Conventional aero-ball measuring systems are known in the art and disclosed, for example, in GB 1 324 380 A and U.S. Pat. No. 3,263,081 A.
The above radionuclide generation systems require structures for processing activated irradiation targets which are permanently installed in the reactor facilities. However, installing such permanent radionuclide generation systems will involve high costs. In addition, the systems may require that one or more specific instrumentation tubes are selected for radionuclide generation. These instrumentation tubes will no longer be available for in-core measurement of neutron flux or other reactor conditions. Moreover, neutron flux in the reactor core will vary depending on reactor load and operating conditions. Therefore, the neutron flux at the specific instrumentation tube selected for radionuclide generation may be insufficient resulting in high downtimes, or radionuclide generation may require extended process times.

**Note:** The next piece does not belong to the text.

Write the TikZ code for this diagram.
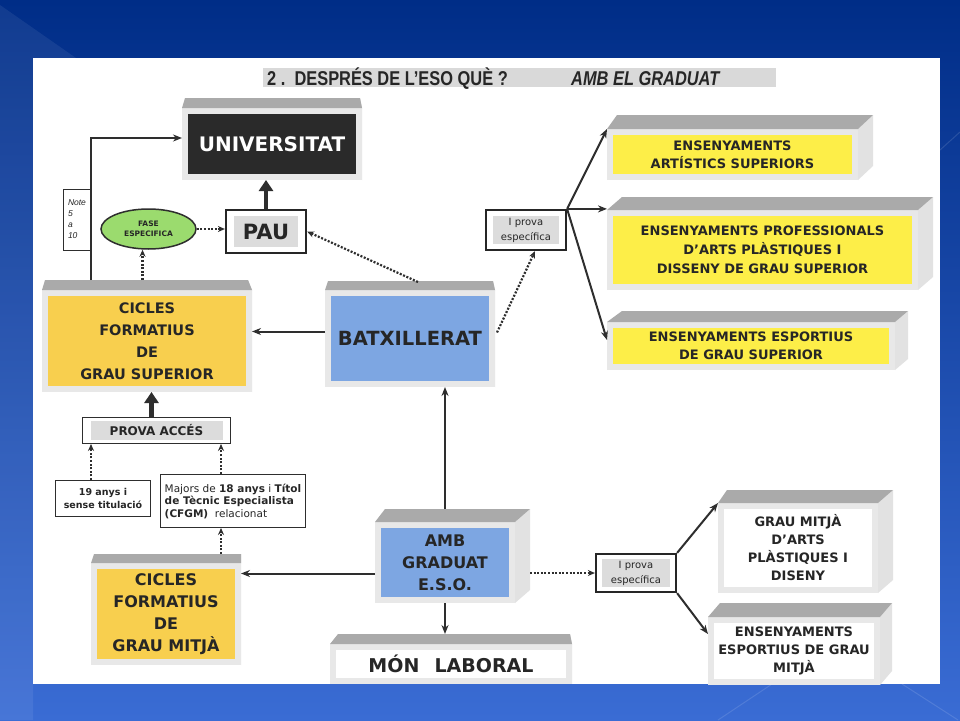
\documentclass[tikz,border=0pt]{standalone}
\usepackage{fontspec}
\setmainfont{DejaVu Sans}
\newfontfamily\TitleFont[FakeStretch=0.82]{Liberation Sans}
\newfontfamily\NoteFont{Liberation Sans}
\usepackage{xcolor}
\usepackage{tikz}
\usetikzlibrary{arrows.meta}
\usetikzlibrary{shapes}
\usetikzlibrary{positioning}
\usetikzlibrary{calc}
\usetikzlibrary{backgrounds}
\definecolor{SlideTop}{RGB}{0,45,135}
\definecolor{SlideBottom}{RGB}{58,108,212}
\definecolor{FrameGray}{RGB}{232,232,232}
\definecolor{TopGray}{RGB}{170,170,170}
\definecolor{SideGray}{RGB}{226,226,226}
\definecolor{InnerGray}{RGB}{220,220,220}
\definecolor{TitleGray}{RGB}{217,217,217}
\definecolor{UnivBlack}{RGB}{42,42,42}
\definecolor{GoldYellow}{RGB}{248,207,78}
\definecolor{BrightYellow}{RGB}{253,238,72}
\definecolor{BatxBlue}{RGB}{125,166,226}
\definecolor{FaseGreen}{RGB}{155,219,110}
\definecolor{LineDark}{RGB}{46,46,46}
\definecolor{TextDark}{RGB}{38,38,38}
\tikzset{
  Face/.style={
    rectangle, draw=FrameGray, line width=6pt,
    inner sep=0pt, align=center, text=TextDark,
  },
  SmallBox/.style={
    rectangle, draw=LineDark, line width=0.9pt, fill=white,
    inner sep=0pt, align=center, text=TextDark,
  },
  ProvaBox/.style={
    rectangle, draw=black!85, line width=2.2pt, fill=white,
    inner sep=0pt, align=center, text=TextDark,
  },
  Inset/.style 2 args={
    path picture={\fill[InnerGray] ([shift={(#1,-#2)}]path picture bounding box.north west)
      rectangle ([shift={(-#1,#2)}]path picture bounding box.south east);},
  },
  Arrow/.style={draw=LineDark, line width=2pt, -{Stealth[length=9pt,width=7pt]}},
  ThickArrow/.style={draw=LineDark, line width=4.5pt, -{Triangle[length=11pt,width=14pt]}},
  DotArrow/.style={draw=LineDark, line width=2.2pt, dash pattern=on 2pt off 1.6pt, -{Stealth[length=7pt,width=6pt]}},
}
% top face and side face of a box: node, left shift, right shift, height
\newcommand{\Bevel}[4]{%
  \begin{pgfonlayer}{background}
  \fill[SideGray] (#1.north east) -- ([shift={(#3pt,#4pt)}]#1.north east)
    -- ([shift={(#3pt,#4pt)}]#1.south east) -- (#1.south east) -- cycle;
  \end{pgfonlayer}
  \fill[TopGray] (#1.north west) -- ([shift={(#2pt,#4pt)}]#1.north west)
    -- ([shift={(#3pt,#4pt)}]#1.north east) -- (#1.north east) -- cycle;}

\begin{document}
\begin{tikzpicture}[x=1pt,y=-1pt]
\useasboundingbox (0,0) rectangle (960,720);
\begin{pgfonlayer}{background}
\shade[top color=SlideTop, bottom color=SlideBottom] (0,0) rectangle (960,720);
\fill[white, opacity=0.07] (0,5) -- (76,58) -- (33,58) -- (33,720) -- (0,720) -- cycle;
\draw[white, opacity=0.12, line width=1pt] (718,720) -- (772,684) (902,684) -- (958,720) (940,150) -- (960,132);
\fill[white] (33,58) rectangle (940,684);
\end{pgfonlayer}

% title
\node[fill=TitleGray, minimum width=513pt, minimum height=19pt, inner sep=0pt] (TITLE) at (519.5,77.5) {};
\node[anchor=base west, inner sep=0pt, text=TextDark, font=\TitleFont\bfseries\fontsize{20}{20}\selectfont] (T1) at (267,85.5) {2 .\ \ DESPRÉS DE L’ESO QUÈ ?};
\node[anchor=base west, inner sep=0pt, text=TextDark, font=\TitleFont\bfseries\itshape\fontsize{20}{20}\selectfont] (T2) at (571,85.5) {AMB EL GRADUAT};

% boxes
\node[Face, fill=UnivBlack, text=white, minimum width=174pt, minimum height=66pt, font=\bfseries\fontsize{20}{22}\selectfont] (UNIV) at (272,144) {UNIVERSITAT};
\node[Face, fill=GoldYellow, minimum width=204pt, minimum height=96pt, font=\bfseries\fontsize{14.5}{22}\selectfont] (CGS) at (147,341) {CICLES\\FORMATIUS\\DE\\GRAU SUPERIOR};
\node[Face, fill=BatxBlue, minimum width=164pt, minimum height=91pt, font=\bfseries\fontsize{19.5}{20}\selectfont] (BATX) at (410,338.5) {BATXILLERAT};
\node[Face, fill=BatxBlue, minimum width=134pt, minimum height=75pt, font=\bfseries\fontsize{16}{22}\selectfont] (AMB) at (445,562.5) {AMB\\GRADUAT\\E.S.O.};
\node[Face, fill=GoldYellow, minimum width=144pt, minimum height=96pt, font=\bfseries\fontsize{16}{22}\selectfont] (CGM) at (166,614) {CICLES\\FORMATIUS\\DE\\GRAU MITJÀ};
\node[Face, fill=white, minimum width=236pt, minimum height=34pt, font=\bfseries\fontsize{19}{22}\selectfont] (MON) at (451,664) {MÓN\hspace{0.8em}LABORAL};
\node[Face, fill=BrightYellow, minimum width=245pt, minimum height=45pt, font=\bfseries\fontsize{13}{18}\selectfont] (ART) at (732.5,154.5) {ENSENYAMENTS\\ARTÍSTICS SUPERIORS};
\node[Face, fill=BrightYellow, minimum width=305pt, minimum height=74pt, font=\bfseries\fontsize{13}{19}\selectfont] (PROF) at (762.5,250) {ENSENYAMENTS PROFESSIONALS\\D’ARTS PLÀSTIQUES I\\DISSENY DE GRAU SUPERIOR};
\node[Face, fill=BrightYellow, minimum width=282pt, minimum height=42pt, font=\bfseries\fontsize{13}{18}\selectfont] (ESP) at (751,346) {ENSENYAMENTS ESPORTIUS\\DE GRAU SUPERIOR};
\node[Face, fill=white, minimum width=154pt, minimum height=84pt, font=\bfseries\fontsize{13}{18}\selectfont] (GMA) at (798,548) {GRAU MITJÀ\\D’ARTS\\PLÀSTIQUES I\\DISENY};
\node[Face, fill=white, minimum width=166pt, minimum height=62pt, font=\bfseries\fontsize{13}{18}\selectfont] (EGM) at (794,651) {ENSENYAMENTS\\ESPORTIUS DE GRAU\\MITJÀ};
\Bevel{UNIV}{3}{-2}{10}
\Bevel{CGS}{3}{-4}{10}
\Bevel{BATX}{3}{-2}{9}
\Bevel{AMB}{10}{15}{13}
\Bevel{CGM}{3}{0}{9}
\Bevel{MON}{8}{-2}{10}
\Bevel{ART}{10}{15}{14}
\Bevel{PROF}{15}{15}{13}
\Bevel{ESP}{15}{13}{11}
\Bevel{GMA}{9}{15}{13}
\Bevel{EGM}{12}{12}{14}

% small boxes
\node[SmallBox, line width=0.7pt, minimum width=28pt, minimum height=61pt, align=left, font=\NoteFont\itshape\fontsize{8.5}{11}\selectfont] (NOTE) at (77,219.5) {Note\\5\\a\\10};
\node[ellipse, draw=LineDark, line width=1.5pt, fill=FaseGreen, minimum width=95pt, minimum height=40pt, inner sep=0pt, align=center, text=TextDark, font=\bfseries\fontsize{7.5}{10}\selectfont] (FASE) at (148.5,229) {FASE\\ESPECIFICA};
\node[ProvaBox, Inset={8pt}{6pt}, minimum width=80pt, minimum height=43pt, font=\bfseries\fontsize{21}{22}\selectfont] (PAU) at (266,231.5) {PAU};
\node[ProvaBox, Inset={7pt}{6pt}, minimum width=80pt, minimum height=40pt, font=\fontsize{10}{15}\selectfont] (IPS) at (526,230) {I prova\\específica};
\node[ProvaBox, Inset={6pt}{5pt}, minimum width=80pt, minimum height=38pt, font=\fontsize{10}{15}\selectfont] (IPG) at (636,573) {I prova\\específica};
\node[SmallBox, Inset={8pt}{3.5pt}, minimum width=148pt, minimum height=26pt, font=\bfseries\fontsize{12}{13}\selectfont] (PROVA) at (156.5,430.5) {PROVA ACCÉS};
\node[SmallBox, minimum width=95pt, minimum height=36pt, font=\bfseries\fontsize{9.5}{13}\selectfont] (DINOU) at (103,498.5) {19 anys i\\sense titulació};
\node[SmallBox, minimum width=145pt, minimum height=53pt, align=left, font=\fontsize{10.5}{12.5}\selectfont] (MAJORS) at (233,501) {Majors de \textbf{18 anys} i \textbf{Títol}\\\textbf{de Tècnic Especialista}\\\textbf{(CFGM)}\ \ relacionat};

% connectors
\coordinate (bw) at ($(BATX.west)+(0,-7)$);
\coordinate (pn) at ($(PROVA.north)+(-5,0)$);
\coordinate (dn) at ($(DINOU.north)+(-12,0)$);
\coordinate (mn) at ($(MAJORS.north)+(-12,0)$);
\coordinate (aw) at ($(AMB.west)+(0,11)$);
\draw[Arrow] ($(CGS.north -| NOTE.east)+(0,-10)$) |- ($(UNIV.west)+(0,-6)$);
\draw[ThickArrow] (PAU.north) -- (PAU.north |- UNIV.south);
\draw[DotArrow] ($(FASE.south |- CGS.north)+(-6,-10)$) -- ($(FASE.south)+(-6,0)$);
\draw[DotArrow] (FASE.east) -- (FASE.east -| PAU.west);
\draw[DotArrow] ($(BATX.north)+(8,-8)$) -- (PAU.east);
\draw[Arrow] (bw) -- (bw -| CGS.east);
\draw[DotArrow] ($(BATX.east)+(2,-6)$) -- ($(IPS.south)+(9,0)$);
\draw[Arrow] (IPS.north east) -- (ART.north west);
\draw[Arrow] (IPS.north east) -- (IPS.north east -| PROF.west);
\draw[Arrow] (IPS.north east) -- ($(ESP.west)+(0,-6)$);
\draw[ThickArrow] (pn) -- (pn |- CGS.south);
\draw[DotArrow] (dn) -- (dn |- PROVA.south);
\draw[DotArrow] (mn) -- (mn |- PROVA.south);
\draw[DotArrow] ($(mn |- CGM.north)+(0,-9)$) -- (mn |- MAJORS.south);
\draw[Arrow] ($(AMB.north)+(0,-13)$) -- (AMB.north |- BATX.south);
\draw[Arrow] (aw) -- (aw -| CGM.east);
\draw[Arrow] (AMB.south) -- ($(AMB.south |- MON.north)+(0,-10)$);
\draw[DotArrow] ($(IPG.west -| AMB.east)+(15,0)$) -- (IPG.west);
\draw[Arrow] (IPG.north east) -- (GMA.north west);
\draw[Arrow] (IPG.south east) -- ($(EGM.west)+(0,-17)$);
\end{tikzpicture}
\end{document}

Further, due to the high activity of the activated irradiation targets retrieved from the instrumentation tubes, and since space within the reactor containment is limited, the targets are difficult to process. In particular, the activated targets including the radioactive nuclides must be filled into and stored in containers provided with heavy radiation shielding. However, the chambers for the Traversing Incore Probe (TIP) system and/or aero-ball measuring system do not have any structures for packaging and transporting those heavy containers. Provision of additional water locks in the reactor containment for handling of the activated targets and shielded containers would also be too expensive.